Air Monitoring

  • How to Minimise the Environmental Impact of your Bonfire

How to Minimise the Environmental Impact of your Bonfire

Nov 07 2019 Read 769 Times

With Guy Fawkes night imminent, adults and children all over the UK will be looking forward to witnessing spectacular fireworks displays, playing with sparklers and, perhaps most hotly anticipated of all, creating their own bonfire. Whether it’s in your back yard or as part of a local community celebration, bonfires can be incredibly exciting – but also hugely damaging to the environment.

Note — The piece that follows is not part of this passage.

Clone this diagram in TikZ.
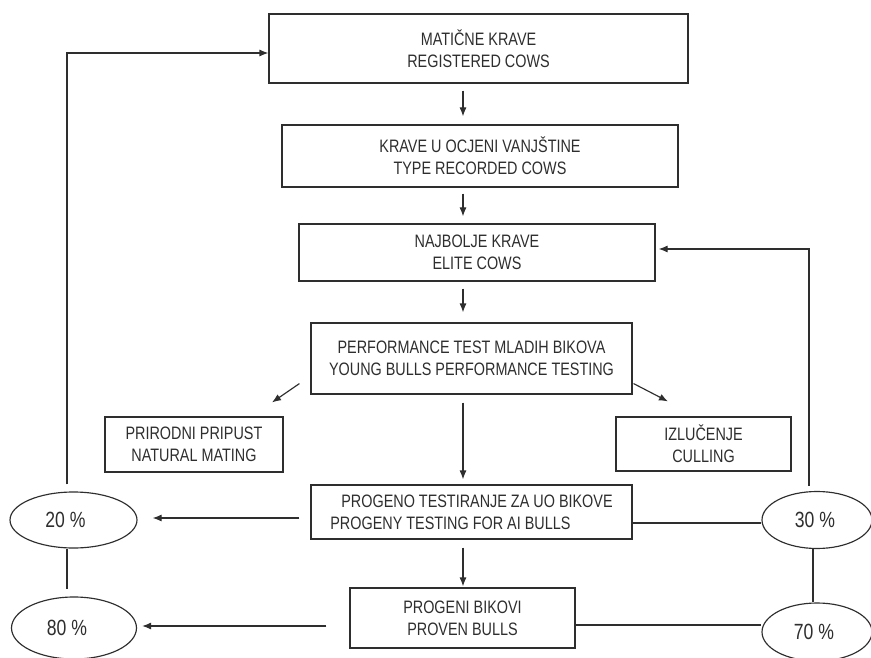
\documentclass[tikz,border=0pt]{standalone}
\usepackage{fontspec}
\setmainfont{Liberation Sans}[FakeStretch=0.8]
\usetikzlibrary{arrows.meta,shapes.geometric}
\definecolor{ink}{HTML}{2E2E2E}
\begin{document}
\begin{tikzpicture}[x=1pt,y=-1pt,
  line width=1.15pt, draw=ink, text=ink,
  stepbox/.style={draw=ink, rectangle, inner sep=0pt, align=center,
    font=\fontsize{18}{22}\selectfont},
  share/.style={draw=ink, ellipse, inner sep=0pt,
    font=\fontsize{22}{24}\selectfont},
  arr/.style={-{Latex[length=9pt,width=7pt]}}]
\useasboundingbox[fill=white] (0,0) rectangle (871,658);

% main column of boxes
\node[stepbox, minimum width=419pt, minimum height=69pt] (b1) at (478.5,48.5)
  {MATIČNE KRAVE\\REGISTERED COWS};
\node[stepbox, minimum width=396pt, minimum height=62pt] (b2) at (480,156)
  {KRAVE U OCJENI VANJŠTINE\\TYPE RECORDED COWS};
\node[stepbox, minimum width=356pt, minimum height=57pt] (b3) at (477,252.5)
  {NAJBOLJE KRAVE\\ELITE COWS};
\node[stepbox, minimum width=321pt, minimum height=71pt] (b4) at (471.5,358.5)
  {PERFORMANCE TEST MLADIH BIKOVA\\YOUNG BULLS PERFORMANCE TESTING};
\node[stepbox, minimum width=178pt, minimum height=55pt] (b5) at (194,444.5)
  {PRIRODNI PRIPUST\\NATURAL MATING};
\node[stepbox, minimum width=175pt, minimum height=54pt] (b8) at (703.5,444)
  {IZLUČENJE\\CULLING};
\node[stepbox, minimum width=321pt, minimum height=54pt, align=left] (b6) at (471.5,512)
  {\hspace*{11pt}PROGENO TESTIRANJE ZA UO BIKOVE\\PROGENY TESTING FOR AI BULLS\hspace*{10pt}};
\node[stepbox, minimum width=225pt, minimum height=60pt] (b7) at (462.5,618)
  {PROGENI BIKOVI\\PROVEN BULLS};

% shares (labels sit a little left of centre)
\node[share, minimum width=127pt, minimum height=56pt] (e20) at (73.5,520) {20 \%\hspace*{16pt}};
\node[share, minimum width=125pt, minimum height=62pt] (e80) at (74,628) {80 \%\hspace*{14pt}};
\node[share, minimum width=110pt, minimum height=57pt] (e30) at (817,520) {30 \%\hspace*{4pt}};
\node[share, minimum width=110pt, minimum height=58pt] (e70) at (817,632) {70 \%\hspace*{6pt}};

% axis of the main column
\coordinate (ax) at (463,0);

% downward flow
\draw[arr] ([yshift=-7pt]b1.south -| ax) -- ([yshift=8pt]b2.north -| ax);
\draw[arr] ([yshift=-6pt]b2.south -| ax) -- ([yshift=7pt]b3.north -| ax);
\draw[arr] ([yshift=-7pt]b3.south -| ax) -- ([yshift=10pt]b4.north -| ax);
\draw[arr] ([yshift=-8pt]b4.south -| ax) -- ([yshift=5pt]b6.north -| ax);
\draw[arr] ([yshift=-8pt]b6.south -| ax) -- ([yshift=1pt]b7.north -| ax);

% side branches
\draw[arr] ([xshift=-11pt,yshift=11pt]b4.south west) -- ([xshift=78pt,yshift=14pt]b5.north);
\draw[arr] ([xshift=1pt,yshift=11pt]b4.south east) -- ([xshift=-35.5pt,yshift=15pt]b8.north);

% outputs to the shares
\draw[arr] ([xshift=-11pt,yshift=-6pt]b6.west) -- ([xshift=15pt,yshift=-6pt]b6.west -| e20.east);
\draw ([yshift=-11pt]b6.east) -- ([yshift=-11pt]b6.east -| e30.west);
\draw[arr] ([xshift=-23pt,yshift=-8pt]b7.west) -- ([xshift=5pt,yshift=-8pt]b7.west -| e80.east);
\draw ([yshift=-7pt]b7.east) -- ([yshift=-7pt]b7.east -| e70.west);

% links between shares
\draw ([xshift=-6.5pt]e20.south) -- ([xshift=-7pt,yshift=7pt]e80.north);
\draw ([xshift=-4pt]e30.south) -- ([xshift=-4pt]e70.north);

% feedback loops
\draw[arr] ([xshift=-6.5pt,yshift=7pt]e20.north) |- ([yshift=-4.5pt]b1.west);
\draw[arr] ([xshift=-8pt,yshift=5pt]e30.north) |- ([xshift=3pt,yshift=3.5pt]b3.east);
\end{tikzpicture}
\end{document}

With that in mind, the Environment Agency have released a set of guidelines for those planning to build their own bonfire to ensure that any detrimental impacts on urban air quality, animals living in the vicinity and the surrounding environment in general are kept to a minimum. Their advice includes the following pointers:

  • Storage. Prior to building the bonfire and setting it alight, it’s imperative to ensure that the material you plan to use is kept in a safe, dry place away from flammable substances. As well as preventing the possibility of an unwanted fire before time, this will also avoid moisture from compromising the combustibility of the materials.
  • Materials. Speaking of which, it’s also hugely important to make sure you are using the right materials for the job. Timber, untreated wood and tree branches are all ideal fuel sources, while small amounts of foliage, paper and cardboard are suitable as well. Things like glass, metal, plastic or rubber should never be included.
  • Size. A well-controlled fire is one that should never be in danger of becoming too large. It’s important to consider where you plan to build it and make sure that the size will be appropriate for the space; for example, one in your back garden should be smaller than one in an open field. If necessary, take measures to restrict the fire within a certain area.
  • Location. With regard to the location, a bonfire should never be built in close proximity to trees, fences, wooden structures or other combustible materials to prevent unwanted spreading. It should also be staged well away from animal habitats such as bird boxes or bat nests and it’s a good idea to make sure no wildlife is nearby before lighting the fire.
  • Timing. If possible, the bonfire should be built on the day of combustion itself, or as close to the time you plan to set it alight as possible. This is because leaving combustible materials exposed to the elements is neither good for them nor for the environment and poses a potential fire safety risk.

While eco-friendly conduct might be the last thing on everyone’s mind, it’s important to ensure that the annual tradition of burning the Guy on a bonfire doesn’t contribute to the already serious problem of air pollution in the UK. Elsewhere, India is now focusing on environmental monitoring after criticism of the fires and fireworks lit during the festival of Diwali caused similar problems there. Let’s hope that the same scenes are not seen in Britain this Bonfire Night.